- STATED EXERCISE
Transcribe the listing in full, excluding any pictures.

- DATA EXTRACT
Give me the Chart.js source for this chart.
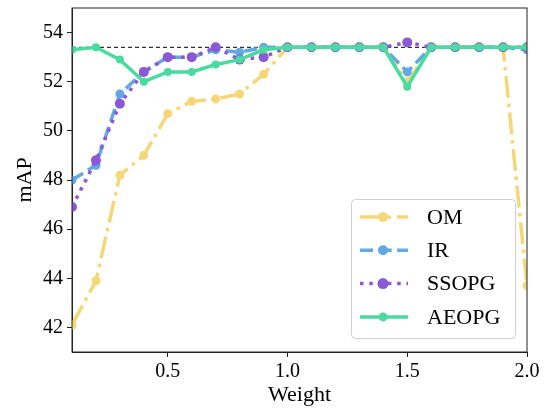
<!DOCTYPE html>
<html>
<head>
<title>mAP vs Weight</title>
<script src="https://cdn.jsdelivr.net/npm/chart.js"></script>
<style>
  html, body { margin: 0; padding: 0; background: #fff; }
</style>
</head>
<body>
<canvas id="mapChart" width="548" height="408"></canvas>
<script>
// data
const weights = [0.1, 0.2, 0.3, 0.4, 0.5, 0.6, 0.7, 0.8, 0.9, 1.0,
                 1.1, 1.2, 1.3, 1.4, 1.5, 1.6, 1.7, 1.8, 1.9, 2.0];
const omValues    = [42.1, 43.9, 48.2, 49.0, 50.7, 51.2, 51.3, 51.5, 52.3, 53.4,
                     53.4, 53.4, 53.4, 53.4, 52.0, 53.4, 53.4, 53.4, 53.4, 43.7];
const irValues    = [48.0, 48.6, 51.5, 52.4, 53.0, 53.0, 53.3, 53.2, 53.4, 53.4,
                     53.4, 53.4, 53.4, 53.4, 52.4, 53.4, 53.4, 53.4, 53.4, 53.3];
const ssopgValues = [46.9, 48.8, 51.1, 52.4, 53.0, 53.0, 53.4, 52.9, 53.0, 53.4,
                     53.4, 53.4, 53.4, 53.4, 53.6, 53.4, 53.4, 53.4, 53.4, 53.4];
const aeopgValues = [53.3, 53.4, 52.9, 52.0, 52.4, 52.4, 52.7, 52.9, 53.3, 53.4,
                     53.4, 53.4, 53.4, 53.4, 51.8, 53.4, 53.4, 53.4, 53.4, 53.4];
const baseline = 53.4;
const xTicks = [0.5, 1.0, 1.5, 2.0];
const yTicks = [42, 44, 46, 48, 50, 52, 54];

const FONT = "'Liberation Serif', 'Times New Roman', serif";

function series(label, values, color, dash, radius, order) {
    return {
        label: label,
        data: weights.map((w, i) => ({ x: w, y: values[i] })),
        borderColor: color,
        backgroundColor: color,
        borderWidth: 3.5,
        borderDash: dash,
        pointRadius: radius,
        pointBorderWidth: 0,
        pointBackgroundColor: color,
        tension: 0,
        clip: 0,
        order: order
    };
}

const datasets = [
    series('OM', omValues, '#F6D777', [22, 5.6, 3.5, 5.6], 4.5, 3),
    series('IR', irValues, '#62A8E5', [13, 5.6], 4.5, 2),
    series('SSOPG', ssopgValues, '#8B58D6', [3.5, 5.8], 5, 1),
    series('AEOPG', aeopgValues, '#4ADBA0', [], 4, 0),
    {
        label: 'best',
        data: [{ x: weights[0], y: baseline }, { x: weights[weights.length - 1], y: baseline }],
        borderColor: '#000',
        borderWidth: 1,
        borderDash: [4, 3],
        pointRadius: 0,
        clip: 0,
        order: 5
    }
];

// box round the plot area
const framePlugin = {
    id: 'frame',
    afterDraw(chart) {
        const { ctx, chartArea: a } = chart;
        ctx.save();
        ctx.strokeStyle = '#222';
        ctx.lineWidth = 1;
        ctx.strokeRect(a.left, a.top, a.right - a.left, a.bottom - a.top);
        ctx.restore();
    }
};

// legend box in the lower right corner, like matplotlib's
const legendPlugin = {
    id: 'boxLegend',
    afterDraw(chart) {
        const { ctx, chartArea: a } = chart;
        const x0 = a.right - 176, y0 = a.bottom - 153, w = 164, h = 139;
        ctx.save();
        ctx.fillStyle = 'rgba(255,255,255,0.8)';
        ctx.strokeStyle = '#d0d0d0';
        ctx.lineWidth = 1;
        ctx.beginPath();
        ctx.roundRect(x0 + 0.5, y0 + 0.5, w, h, 4);
        ctx.fill();
        ctx.stroke();

        ctx.font = '22px ' + FONT;
        ctx.textBaseline = 'middle';
        for (let i = 0; i < 4; i++) {
            const ds = chart.data.datasets[i];
            const y = y0 + 18 + i * 33.3;
            ctx.strokeStyle = ds.borderColor;
            ctx.lineWidth = ds.borderWidth;
            ctx.setLineDash(ds.borderDash);
            ctx.beginPath();
            ctx.moveTo(x0 + 9, y);
            ctx.lineTo(x0 + 57, y);
            ctx.stroke();
            ctx.setLineDash([]);
            ctx.fillStyle = ds.borderColor;
            ctx.beginPath();
            ctx.arc(x0 + 32, y, ds.pointRadius + 0.5, 0, Math.PI * 2);
            ctx.fill();
            ctx.fillStyle = '#000';
            ctx.fillText(ds.label, x0 + 76, y + 1);
        }
        ctx.restore();
    }
};

const ctx = document.getElementById('mapChart').getContext('2d');
const chart = new Chart(ctx, {
    type: 'line',
    data: { datasets: datasets },
    options: {
        responsive: false,
        animation: false,
        events: [],
        layout: { padding: { left: 0, right: 21, top: 8, bottom: 0 } },
        plugins: {
            legend: { display: false },
            tooltip: { enabled: false }
        },
        scales: {
            x: {
                type: 'linear',
                min: 0.1,
                max: 2.0,
                afterBuildTicks: s => { s.ticks = xTicks.map(v => ({ value: v })); },
                afterFit: s => { s.height = 56; },
                grid: { drawOnChartArea: false, drawTicks: true, tickLength: 5, color: '#222' },
                border: { color: '#222' },
                ticks: {
                    color: '#000',
                    font: { family: FONT, size: 20 },
                    padding: 3,
                    maxRotation: 0,
                    callback: v => v.toFixed(1)
                },
                title: {
                    display: true,
                    text: 'Weight',
                    color: '#000',
                    font: { family: FONT, size: 22 },
                    padding: { top: 0, bottom: 0 }
                }
            },
            y: {
                min: 41.0,
                max: 55.0,
                afterBuildTicks: s => { s.ticks = yTicks.map(v => ({ value: v })); },
                afterFit: s => {
                    s.width = 72;
                    s.paddingTop = 0;
                    s.paddingBottom = 0;
                },
                grid: { drawOnChartArea: false, drawTicks: true, tickLength: 5, color: '#222' },
                border: { color: '#222' },
                ticks: {
                    color: '#000',
                    font: { family: FONT, size: 20 },
                    padding: 4
                },
                title: {
                    display: true,
                    text: 'mAP',
                    color: '#000',
                    font: { family: FONT, size: 22 },
                    padding: { top: 12, bottom: 0 }
                }
            }
        }
    },
    plugins: [framePlugin, legendPlugin]
});
</script>
</body>
</html>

- EXPECTED ANSWER
Give me the Chart.js source for this chart.
<!DOCTYPE html>
<html>
<head>
<title>mAP vs Weight</title>
<script src="https://cdn.jsdelivr.net/npm/chart.js"></script>
<style>
  html, body { margin: 0; padding: 0; background: #fff; }
</style>
</head>
<body>
<canvas id="mapChart" width="548" height="408"></canvas>
<script>
// data
const weights = [0.1, 0.2, 0.3, 0.4, 0.5, 0.6, 0.7, 0.8, 0.9, 1.0,
                 1.1, 1.2, 1.3, 1.4, 1.5, 1.6, 1.7, 1.8, 1.9, 2.0];
const omValues    = [42.1, 43.9, 48.2, 49.0, 50.7, 51.2, 51.3, 51.5, 52.3, 53.4,
                     53.4, 53.4, 53.4, 53.4, 52.0, 53.4, 53.4, 53.4, 53.4, 43.7];
const irValues    = [48.0, 48.6, 51.5, 52.4, 53.0, 53.0, 53.3, 53.2, 53.4, 53.4,
                     53.4, 53.4, 53.4, 53.4, 52.4, 53.4, 53.4, 53.4, 53.4, 53.3];
const ssopgValues = [46.9, 48.8, 51.1, 52.4, 53.0, 53.0, 53.4, 52.9, 53.0, 53.4,
                     53.4, 53.4, 53.4, 53.4, 53.6, 53.4, 53.4, 53.4, 53.4, 53.4];
const aeopgValues = [53.3, 53.4, 52.9, 52.0, 52.4, 52.4, 52.7, 52.9, 53.3, 53.4,
                     53.4, 53.4, 53.4, 53.4, 51.8, 53.4, 53.4, 53.4, 53.4, 53.4];
const baseline = 53.4;
const xTicks = [0.5, 1.0, 1.5, 2.0];
const yTicks = [42, 44, 46, 48, 50, 52, 54];

const FONT = "'Liberation Serif', 'Times New Roman', serif";

function series(label, values, color, dash, radius, order) {
    return {
        label: label,
        data: weights.map((w, i) => ({ x: w, y: values[i] })),
        borderColor: color,
        backgroundColor: color,
        borderWidth: 3.5,
        borderDash: dash,
        pointRadius: radius,
        pointBorderWidth: 0,
        pointBackgroundColor: color,
        tension: 0,
        clip: 0,
        order: order
    };
}

const datasets = [
    series('OM', omValues, '#F6D777', [22, 5.6, 3.5, 5.6], 4.5, 3),
    series('IR', irValues, '#62A8E5', [13, 5.6], 4.5, 2),
    series('SSOPG', ssopgValues, '#8B58D6', [3.5, 5.8], 5, 1),
    series('AEOPG', aeopgValues, '#4ADBA0', [], 4, 0),
    {
        label: 'best',
        data: [{ x: weights[0], y: baseline }, { x: weights[weights.length - 1], y: baseline }],
        borderColor: '#000',
        borderWidth: 1,
        borderDash: [4, 3],
        pointRadius: 0,
        clip: 0,
        order: 5
    }
];

// box round the plot area
const framePlugin = {
    id: 'frame',
    afterDraw(chart) {
        const { ctx, chartArea: a } = chart;
        ctx.save();
        ctx.strokeStyle = '#222';
        ctx.lineWidth = 1;
        ctx.strokeRect(a.left, a.top, a.right - a.left, a.bottom - a.top);
        ctx.restore();
    }
};

// legend box in the lower right corner, like matplotlib's
const legendPlugin = {
    id: 'boxLegend',
    afterDraw(chart) {
        const { ctx, chartArea: a } = chart;
        const x0 = a.right - 176, y0 = a.bottom - 153, w = 164, h = 139;
        ctx.save();
        ctx.fillStyle = 'rgba(255,255,255,0.8)';
        ctx.strokeStyle = '#d0d0d0';
        ctx.lineWidth = 1;
        ctx.beginPath();
        ctx.roundRect(x0 + 0.5, y0 + 0.5, w, h, 4);
        ctx.fill();
        ctx.stroke();

        ctx.font = '22px ' + FONT;
        ctx.textBaseline = 'middle';
        for (let i = 0; i < 4; i++) {
            const ds = chart.data.datasets[i];
            const y = y0 + 18 + i * 33.3;
            ctx.strokeStyle = ds.borderColor;
            ctx.lineWidth = ds.borderWidth;
            ctx.setLineDash(ds.borderDash);
            ctx.beginPath();
            ctx.moveTo(x0 + 9, y);
            ctx.lineTo(x0 + 57, y);
            ctx.stroke();
            ctx.setLineDash([]);
            ctx.fillStyle = ds.borderColor;
            ctx.beginPath();
            ctx.arc(x0 + 32, y, ds.pointRadius + 0.5, 0, Math.PI * 2);
            ctx.fill();
            ctx.fillStyle = '#000';
            ctx.fillText(ds.label, x0 + 76, y + 1);
        }
        ctx.restore();
    }
};

const ctx = document.getElementById('mapChart').getContext('2d');
const chart = new Chart(ctx, {
    type: 'line',
    data: { datasets: datasets },
    options: {
        responsive: false,
        animation: false,
        events: [],
        layout: { padding: { left: 0, right: 21, top: 8, bottom: 0 } },
        plugins: {
            legend: { display: false },
            tooltip: { enabled: false }
        },
        scales: {
            x: {
                type: 'linear',
                min: 0.1,
                max: 2.0,
                afterBuildTicks: s => { s.ticks = xTicks.map(v => ({ value: v })); },
                afterFit: s => { s.height = 56; },
                grid: { drawOnChartArea: false, drawTicks: true, tickLength: 5, color: '#222' },
                border: { color: '#222' },
                ticks: {
                    color: '#000',
                    font: { family: FONT, size: 20 },
                    padding: 3,
                    maxRotation: 0,
                    callback: v => v.toFixed(1)
                },
                title: {
                    display: true,
                    text: 'Weight',
                    color: '#000',
                    font: { family: FONT, size: 22 },
                    padding: { top: 0, bottom: 0 }
                }
            },
            y: {
                min: 41.0,
                max: 55.0,
                afterBuildTicks: s => { s.ticks = yTicks.map(v => ({ value: v })); },
                afterFit: s => {
                    s.width = 72;
                    s.paddingTop = 0;
                    s.paddingBottom = 0;
                },
                grid: { drawOnChartArea: false, drawTicks: true, tickLength: 5, color: '#222' },
                border: { color: '#222' },
                ticks: {
                    color: '#000',
                    font: { family: FONT, size: 20 },
                    padding: 4
                },
                title: {
                    display: true,
                    text: 'mAP',
                    color: '#000',
                    font: { family: FONT, size: 22 },
                    padding: { top: 12, bottom: 0 }
                }
            }
        }
    },
    plugins: [framePlugin, legendPlugin]
});
</script>
</body>
</html>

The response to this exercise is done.